Then again, there are some things that digital can't do, period, like 5 hour night exposures.
You just don't know how. I found out something interesting by playing with my cheap webcam.
Digital cameras have way better sensitivity than people give them credit for. When you have an image that's basically black, there's a suprising amount of detail. The apparent "noise" in the image is actually mathematically relevant when you take a bunch of samplings. When you get that low, the chance of a pixel being "on" vs the chance of it being "off" is statistically relevant when you take many exposures.
Say I have a camera with 24 bit color. It's a really dark night, and a small segment of the picture looks like this: (assume these are values out of 16777215. Yeah... EXTREMELY dark)
0 1 0 1 1 0
Taken again, the picture looks like this:
0 0 1 1 0 0
Taken again and again, there's a random sampling one can get from the pictures:
0 1 0 1 1 1
1 0 1 1 1 0
0 0 0 1 0 1
etc.
Well, when you average them together, you get a lot more data:
(1/5) (2/5) (2/5) (5/5) (3/5) (2/5)
And as you increase the number of samples, you increase the accuracy of the test, assuming all your pixels have roughly the same sensitivity. You also get enough differentiation between pictures to start forming grayscales good enough for intelligble pictures.

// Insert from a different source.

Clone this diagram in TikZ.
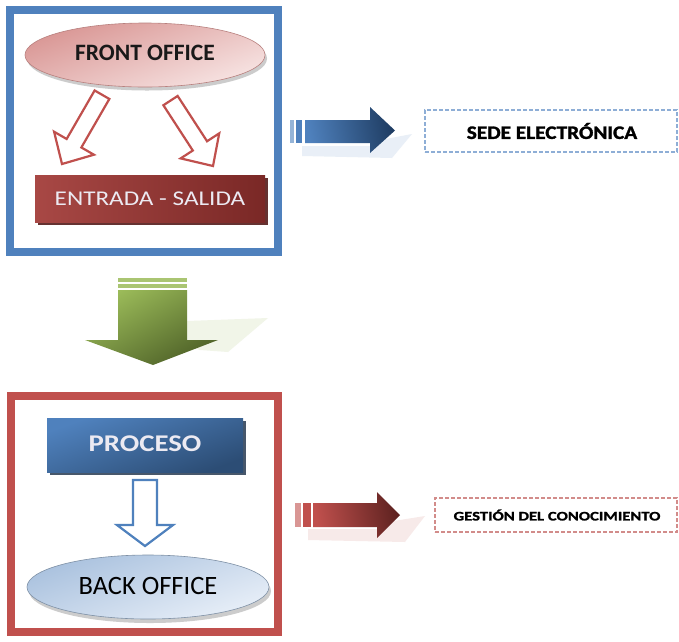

I tried this with my cheap webcam. It worked great. Once you get the focus, you can take extremely accurate shots of areas that are seemingly black. Each shot shows nothing visible to the naked eye, but together they form a pretty decent picture.
Now.... can somebody write a program (based on TWAIN drivers or image file input) that will automatically average a series of pictures?